Com o dualismo das meditações metafísicas cartesianas eu/mundo, sujeito/objeto, que o senhor deveria conhecer bem, a alma ganhou uma notoriedade espetacular, pois tornou-se necessária. Cabia aos filósofos, a partir de então, investigar sua natureza, mas não a sua existência. Dentre as inúmeras descrições a respeito da alma humana surgiu a do senhor. Uma curiosíssima descrição, confesso, pois me parece mesmo uma antecipação de Freud, um pensador que não conheceu. Sua concepção de duas almas: interior e exterior não é muito distinta da concepção de ego e superego freudianos. Uma que diz respeito a como se conceber em sua relação consigo e a outra em sua relação com os outros. Na medida em que somos seres sociais, sua teoria, assim como a de Freud, me parece muito palatável.
O único problema, na minha opinião, é seu resquício metafísico. O termo alma, senhor Jacobina, é derivado do latim anima. É exatamente isso que o senhor pensaria se lesse estas palavras. Alma, desde Aristóteles, é o que anima certos seres, os chamados animais. Os seres inanimados, por sua vez, são as pedras, os mares, as nuvens etc. Ela possui um caráter determinador e subjacente. E graças à alma o homem é um ser superior a todo o resto. As descrições filosóficas que se utilizam do termo alma possuem todas resquícios metafísicos, na medida em que preservam a distinção entre eu e mundo. Alma é o que capta o mundo e que nos garante uma unidade, como queria Parmênides com seu Uno, diante de todas as diferenças que nos são impostas. É a alma que lhe permite dizer que o senhor se chama Jacobina, é um intelectual e tem uma teoria sobre a alma. Sem ela, o homem seria apenas uma rede contingente de crenças e desejos.

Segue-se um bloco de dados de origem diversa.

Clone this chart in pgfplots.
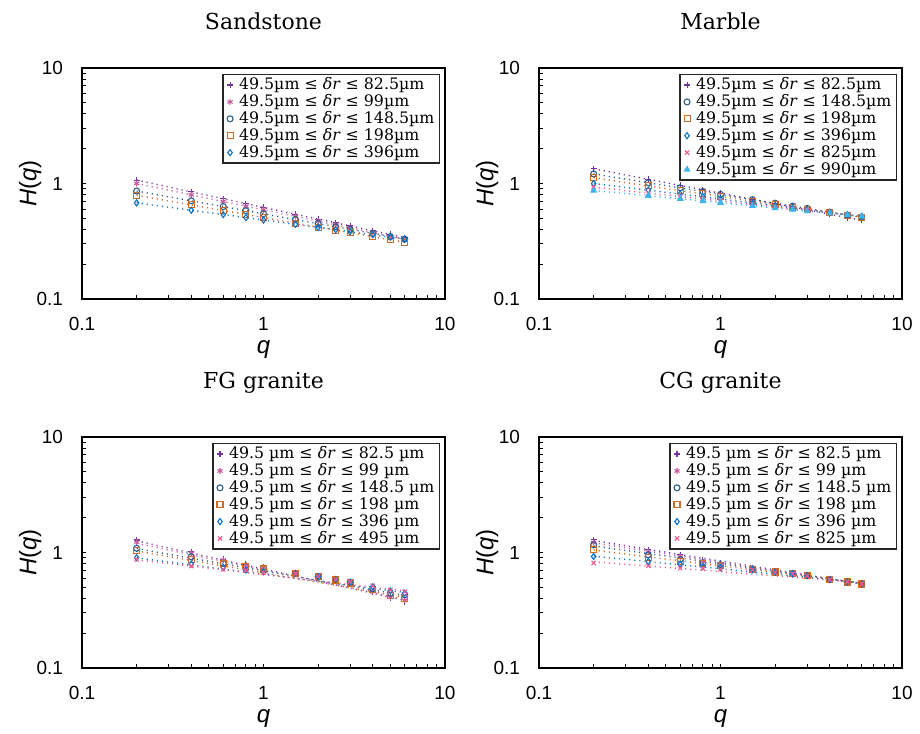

Todavia, é exatamente isso que eu penso.
Não acredito que sejamos mais do que um feixe de impressões e idéias ou uma rede de crenças e desejos. Coisas das quais são preenchidas de mundo e não se separam dele nem mesmo para olhar para si. O que me faria pensar que tenho uma alma, algo mais profundo, mais significativo, mais determinador de mim do que meu córtex cerebral seria apenas minha maneira de lidar com minha própria finitude. Quem teve acesso a Darwin, a Marx, a Freud, a Jaques Monod, a Borges e, principalmente, a Richard Rorty não está tão disposto a se crer como algo superior ao mundo. Antes se vê como fruto do acaso. E a toda análise de si como algo contingente, sem essência, sem profundidade, sem destino, sem alma. Apenas como dotados de imaginação. A imaginação que lhe serviu para traçar um esboço de uma nova teoria da alma humana, e que me serviu para nega-la.
Alma, para mim, é algo que não precisamos ter, caro senhor Jacobina. Nada está para além de nossas relações sociais, morais ou para além de nossa imaginação. Da mesma forma que sua alma exterior se agarrou à imagem do “senhor alferes”, não posso dizer, por exemplo, de Alberto Caeiro ou de Mersault a quem nada se agarraram. Falar da alma humana, meu caro senhor, é falar de algo que todos devemos possuir independente de nossa situação social, moral, econômica, cultural. Ou seja, é falar do que não podemos.

Esperaria convencer-lhe e aguardaria respostas. Confesso que, depois de refletido, o pensamento parece ser um pássaro desesperado lutando na gaiola pela liberdade. É terrível a dor de mantê-lo preso. Minha carta sem destino, no fundo, só me serve de desânimo. O problema de escrever é que sempre se pressupõe que a afirmação desta atividade não pode ser feita por quem faz, mas pelo outro. No entanto, e quando esse outro pertence a outro tempo que não o meu? Por fim, mesmo sendo nós dois dogmáticos, adoraria conversar com o senhor.